Evolve News - December 2023

What constitutes an emergency?


A genuine emergency represents either an immediate danger to safety and/ or issue which might cause additional, unnecessary damage to the property if not attend to immediately. 

An emergency in a rental property typically falls into one of the following categories:

  • Fire: If there is a fire in your property or building, you should leave premises and call 999 immediately. Fire is a life-threatening emergency.
  • Gas leaks: If you can smell gas or suspect a gas leak, you should leave the property immediately and call National Grid on 0800 111 999
  • Water leaks: In cases where severe water leaks or burst pipes that cannot be contained or stopped by turning off an isolation valve or stop tap
  • Break ins which require doors and/ or windows to be secured
  • Total loss of heating or hot water in extreme weather conditions
  • No Electricity: If your power goes out and it is not due to a power cut
  • Electrical Faults: Any electrical issues that pose a risk of fire or electrical shock are considered emergencies
  • No water: Call Yorkshire Water on 0345 1242424

What to do in an emergency


When you encounter an emergency in your rental property, here are the steps to take:


- Safety First: Ensure your safety and the safety of others. In life-threatening situations, call 999 first.


- Contact your landlord or letting agent immediately to report the emergency. Provide essential details including:

·        Your name and contact number.

·        Your property address, including any specific unit or apartment number.

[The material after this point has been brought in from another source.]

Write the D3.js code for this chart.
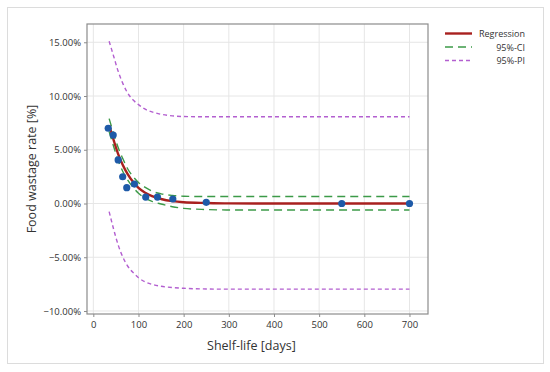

·        A clear and concise description of the emergency issue.

·        Any immediate actions you have taken to contain the situation (e.g. turning off utilities).

- Document the Issue: Take photos or videos of the emergency if it is safe to do so. Documentation can be valuable for insurance claims or legal purposes.


- Mitigate Damage: If it is safe and practical, take steps to minimise further damage (e.g., shutting off water in case of a leak).


By being prepared and proactive, you can navigate rental property emergencies with confidence. Always prioritise safety and keep open lines of communication with your landlord or letting agent to ensure that any issues are resolved efficiently and effectively.